「移動祝祭日」 でヘミングウェイが食レポしてる
あのアーネスト・ヘミングウェイが「移動祝祭日」で食レポや街紹介ロケみたいなことをやっている。こんなヘミングウェイ初めて見た(読んだ)気がする。
これはヘミングウェイの修行時代のエピソード群で、若き日の回想を綴った自伝となる。
ヘミングウェイと最初の妻との、パリでの優しくて懐かしくて脆い記憶を綴る。
当時のパリを観光案内し、食レポして、奇人や変人の紹介、素晴らしき人々との交流や、まだ世に出る前の才能人たちと生きた日々を回想する。
私が最も感銘を受けたのが彼の「小説の書き方」をあけっぴろげに語ってしまうところ。
物を書いたことのある人なら、首が折れるくらい頷き倒すような「モノ書きあるある」から、目から鱗がほとばしるような「弱小モノ書きへのヒントとアドバイス」までがふんだんに散りばめられている。
「今日の仕事の出来が良かったのか、もしくは悪かったのかは、それは今日書いたものを明日読み返して初めて分かる」ということを言っている箇所がある。
最近私が毎日のように感じていることだったので驚いた。やっぱりそうですよね。
一日寝かせるだけで自分の中の「会心の一文」は「ゴミ」になっていることがしばしばある。

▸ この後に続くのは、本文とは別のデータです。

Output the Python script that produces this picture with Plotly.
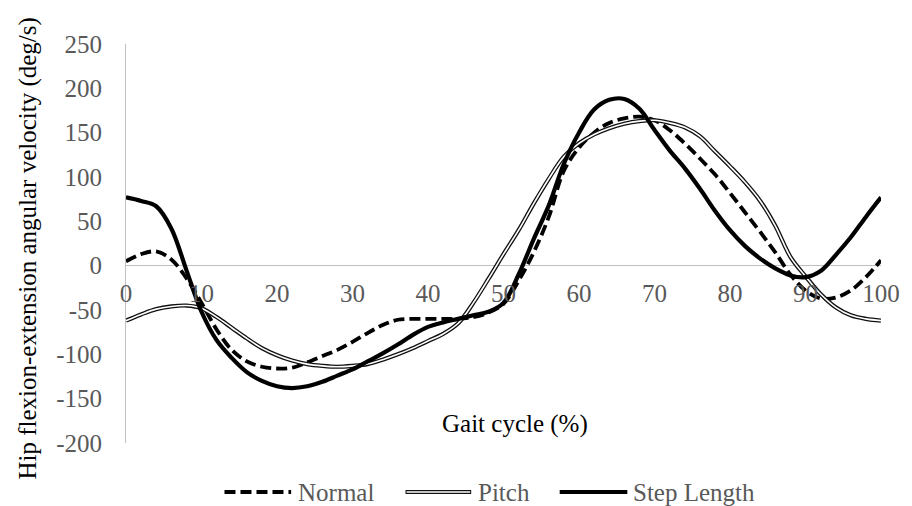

落ち込むなかれ、逆も然りで「ゴミのような表現」が次の日には「絶対に外すことの出来ない重要なファクター」になっていることもあるのだから。何かを書く方にはお馴染みの感覚だろう。
そういった「感覚だけで認識していた理解領域」のお話を、ヘミングウェイが整然とした言葉で分かり易く解説してくれる。これは貴重な読書体験だった。
他に気になったのはスコット・フィッツジェラルドとの思い出の日々だ。
フィッツジェラルドが「グレート・ギャツビー」を完成させる前から、とうとう彼がその妻の存在によって没落するまでが明かされている。

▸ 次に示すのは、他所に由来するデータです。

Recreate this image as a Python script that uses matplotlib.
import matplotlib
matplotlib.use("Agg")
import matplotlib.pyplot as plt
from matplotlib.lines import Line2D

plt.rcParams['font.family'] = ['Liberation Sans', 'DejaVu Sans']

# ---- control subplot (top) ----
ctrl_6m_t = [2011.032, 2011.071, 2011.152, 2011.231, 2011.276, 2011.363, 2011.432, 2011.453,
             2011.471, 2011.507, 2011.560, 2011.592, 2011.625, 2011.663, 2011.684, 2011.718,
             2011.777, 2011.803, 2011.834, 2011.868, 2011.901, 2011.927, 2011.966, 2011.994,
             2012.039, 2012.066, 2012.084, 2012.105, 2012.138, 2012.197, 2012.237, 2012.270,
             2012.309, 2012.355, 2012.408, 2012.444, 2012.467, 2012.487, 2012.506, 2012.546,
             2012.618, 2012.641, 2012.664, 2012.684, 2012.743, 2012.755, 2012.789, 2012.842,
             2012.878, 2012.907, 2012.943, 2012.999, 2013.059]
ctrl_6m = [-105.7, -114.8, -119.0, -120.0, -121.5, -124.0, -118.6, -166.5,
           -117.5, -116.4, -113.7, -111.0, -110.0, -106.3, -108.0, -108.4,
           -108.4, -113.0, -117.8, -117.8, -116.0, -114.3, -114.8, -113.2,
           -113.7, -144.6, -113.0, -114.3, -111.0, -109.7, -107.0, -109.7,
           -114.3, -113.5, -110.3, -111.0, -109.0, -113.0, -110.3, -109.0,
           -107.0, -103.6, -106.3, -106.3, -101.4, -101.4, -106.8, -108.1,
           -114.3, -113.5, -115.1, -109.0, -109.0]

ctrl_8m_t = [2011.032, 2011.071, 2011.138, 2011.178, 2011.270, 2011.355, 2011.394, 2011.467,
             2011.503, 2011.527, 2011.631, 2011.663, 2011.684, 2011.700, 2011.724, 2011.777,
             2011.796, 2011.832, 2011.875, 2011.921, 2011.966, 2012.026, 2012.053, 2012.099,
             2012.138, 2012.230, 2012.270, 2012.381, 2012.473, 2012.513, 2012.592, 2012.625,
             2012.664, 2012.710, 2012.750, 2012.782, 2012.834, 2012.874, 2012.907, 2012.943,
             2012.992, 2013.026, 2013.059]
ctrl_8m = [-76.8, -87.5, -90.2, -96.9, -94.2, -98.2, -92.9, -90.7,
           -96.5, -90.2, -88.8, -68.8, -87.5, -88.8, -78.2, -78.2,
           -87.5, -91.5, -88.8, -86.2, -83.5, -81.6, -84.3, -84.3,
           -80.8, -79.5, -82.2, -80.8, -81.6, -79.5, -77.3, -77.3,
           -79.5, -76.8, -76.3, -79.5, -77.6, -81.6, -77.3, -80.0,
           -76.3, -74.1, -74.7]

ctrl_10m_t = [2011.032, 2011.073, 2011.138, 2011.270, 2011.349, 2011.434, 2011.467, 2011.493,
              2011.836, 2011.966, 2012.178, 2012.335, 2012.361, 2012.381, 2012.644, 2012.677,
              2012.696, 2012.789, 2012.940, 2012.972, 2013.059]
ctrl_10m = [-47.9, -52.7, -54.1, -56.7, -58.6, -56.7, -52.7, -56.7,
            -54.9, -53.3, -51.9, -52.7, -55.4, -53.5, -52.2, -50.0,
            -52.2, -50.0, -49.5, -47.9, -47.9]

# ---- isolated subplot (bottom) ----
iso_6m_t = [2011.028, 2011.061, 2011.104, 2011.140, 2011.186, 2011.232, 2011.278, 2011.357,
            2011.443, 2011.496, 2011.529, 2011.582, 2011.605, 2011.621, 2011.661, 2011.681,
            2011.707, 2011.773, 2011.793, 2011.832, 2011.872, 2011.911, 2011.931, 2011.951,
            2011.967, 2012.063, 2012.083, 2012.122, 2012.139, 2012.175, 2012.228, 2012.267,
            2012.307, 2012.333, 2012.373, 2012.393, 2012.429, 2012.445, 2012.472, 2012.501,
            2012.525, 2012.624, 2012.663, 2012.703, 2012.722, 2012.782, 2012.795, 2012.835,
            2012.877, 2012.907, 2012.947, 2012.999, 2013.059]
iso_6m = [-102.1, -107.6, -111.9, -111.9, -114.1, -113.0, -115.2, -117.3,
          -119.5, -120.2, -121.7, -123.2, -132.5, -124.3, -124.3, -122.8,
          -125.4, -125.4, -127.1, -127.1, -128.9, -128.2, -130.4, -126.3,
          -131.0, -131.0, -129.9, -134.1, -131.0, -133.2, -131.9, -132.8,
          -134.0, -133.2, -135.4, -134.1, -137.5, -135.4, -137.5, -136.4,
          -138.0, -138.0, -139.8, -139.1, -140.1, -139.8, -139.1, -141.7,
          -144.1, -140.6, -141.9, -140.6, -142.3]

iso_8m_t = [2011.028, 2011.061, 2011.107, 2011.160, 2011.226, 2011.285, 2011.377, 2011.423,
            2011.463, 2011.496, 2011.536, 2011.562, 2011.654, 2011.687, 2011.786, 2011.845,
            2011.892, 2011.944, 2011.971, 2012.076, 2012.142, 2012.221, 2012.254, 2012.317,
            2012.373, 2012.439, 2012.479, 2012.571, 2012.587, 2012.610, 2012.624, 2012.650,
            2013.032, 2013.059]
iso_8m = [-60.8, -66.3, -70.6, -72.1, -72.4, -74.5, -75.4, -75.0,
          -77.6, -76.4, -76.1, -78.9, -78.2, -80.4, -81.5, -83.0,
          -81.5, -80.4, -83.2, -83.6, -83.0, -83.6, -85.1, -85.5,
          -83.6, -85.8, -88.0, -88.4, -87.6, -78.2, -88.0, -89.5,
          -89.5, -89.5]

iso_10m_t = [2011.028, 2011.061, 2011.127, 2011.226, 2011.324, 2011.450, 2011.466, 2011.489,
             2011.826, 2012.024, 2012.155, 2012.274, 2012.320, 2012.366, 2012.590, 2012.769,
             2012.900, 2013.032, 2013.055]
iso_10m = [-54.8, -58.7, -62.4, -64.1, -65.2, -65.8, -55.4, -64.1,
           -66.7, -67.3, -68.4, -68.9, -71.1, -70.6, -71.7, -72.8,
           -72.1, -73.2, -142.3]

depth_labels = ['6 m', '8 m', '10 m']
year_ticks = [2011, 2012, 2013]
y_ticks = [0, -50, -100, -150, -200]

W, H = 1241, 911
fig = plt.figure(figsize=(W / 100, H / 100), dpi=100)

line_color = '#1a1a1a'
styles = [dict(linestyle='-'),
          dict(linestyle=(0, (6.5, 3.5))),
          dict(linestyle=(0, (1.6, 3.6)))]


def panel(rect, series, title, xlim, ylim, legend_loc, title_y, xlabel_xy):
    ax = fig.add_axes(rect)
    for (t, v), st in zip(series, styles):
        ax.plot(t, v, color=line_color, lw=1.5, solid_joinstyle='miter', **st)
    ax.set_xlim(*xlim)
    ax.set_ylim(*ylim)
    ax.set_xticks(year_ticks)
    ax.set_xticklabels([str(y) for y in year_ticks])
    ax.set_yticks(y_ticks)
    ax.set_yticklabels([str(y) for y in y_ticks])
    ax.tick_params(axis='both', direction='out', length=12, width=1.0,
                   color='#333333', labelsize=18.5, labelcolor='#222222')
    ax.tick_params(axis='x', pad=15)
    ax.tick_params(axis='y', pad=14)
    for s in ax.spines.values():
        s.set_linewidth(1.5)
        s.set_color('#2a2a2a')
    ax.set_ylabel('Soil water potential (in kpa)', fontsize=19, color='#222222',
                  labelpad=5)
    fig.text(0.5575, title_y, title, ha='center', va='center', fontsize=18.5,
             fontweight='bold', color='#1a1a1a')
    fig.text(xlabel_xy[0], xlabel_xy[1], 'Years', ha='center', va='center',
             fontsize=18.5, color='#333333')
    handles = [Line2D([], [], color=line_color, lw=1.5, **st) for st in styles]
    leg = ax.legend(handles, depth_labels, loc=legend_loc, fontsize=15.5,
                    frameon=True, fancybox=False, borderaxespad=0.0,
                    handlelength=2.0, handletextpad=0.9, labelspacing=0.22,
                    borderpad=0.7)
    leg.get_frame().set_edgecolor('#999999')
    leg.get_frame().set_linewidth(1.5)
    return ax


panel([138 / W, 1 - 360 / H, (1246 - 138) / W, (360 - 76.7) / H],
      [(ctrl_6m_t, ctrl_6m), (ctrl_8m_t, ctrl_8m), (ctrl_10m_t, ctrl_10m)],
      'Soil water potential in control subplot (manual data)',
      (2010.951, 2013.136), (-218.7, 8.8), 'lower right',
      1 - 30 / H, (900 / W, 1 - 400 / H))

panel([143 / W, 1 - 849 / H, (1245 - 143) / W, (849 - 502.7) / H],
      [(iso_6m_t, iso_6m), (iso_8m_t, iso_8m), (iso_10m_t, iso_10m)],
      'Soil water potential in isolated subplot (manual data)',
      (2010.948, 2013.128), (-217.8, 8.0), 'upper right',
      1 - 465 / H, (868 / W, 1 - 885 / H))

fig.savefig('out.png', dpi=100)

私はフィッツジェラルドの人格や人間性を調べたことがなかったので、かなり驚いた。
もっとムダのない、完璧主義の潔癖症のイメージを抱いていた(グレート・ギャツビーを1読しかしていない詳しくない人間のそれだ)。
単純な資料としても相当に貴重だろう。
他にもドストエフスキーやトルストイをばっさりと評論する会話まである。
自分の小説(自伝)でドストエフスキーを真正面から眺めて何かを語った文章はなかなか見ない(太宰の「人間失格」で一度見た覚えだけがある)。
ヘミングウェイの対ドストエフスキー論は、これだけで一読の価値があるように思う。
なかよくイチャイチャしっぱなしの最初の奥さんとの会話は温かくて優しい(カズオ・イシグロ「忘れられた巨人」の夫婦の会話にそっくりですぞ)。
やがては呼吸をするようにゆっくり、なんとなく最初の妻との「お別れ」の空気も漂い、どこか儚い空気もあり、単純な文学の秤にかけても文句なしだろう。
ぶっちゃけこれまで読んだヘミングウェイの小説より、こっちの方が圧倒的に面白かったことを小声で伝える。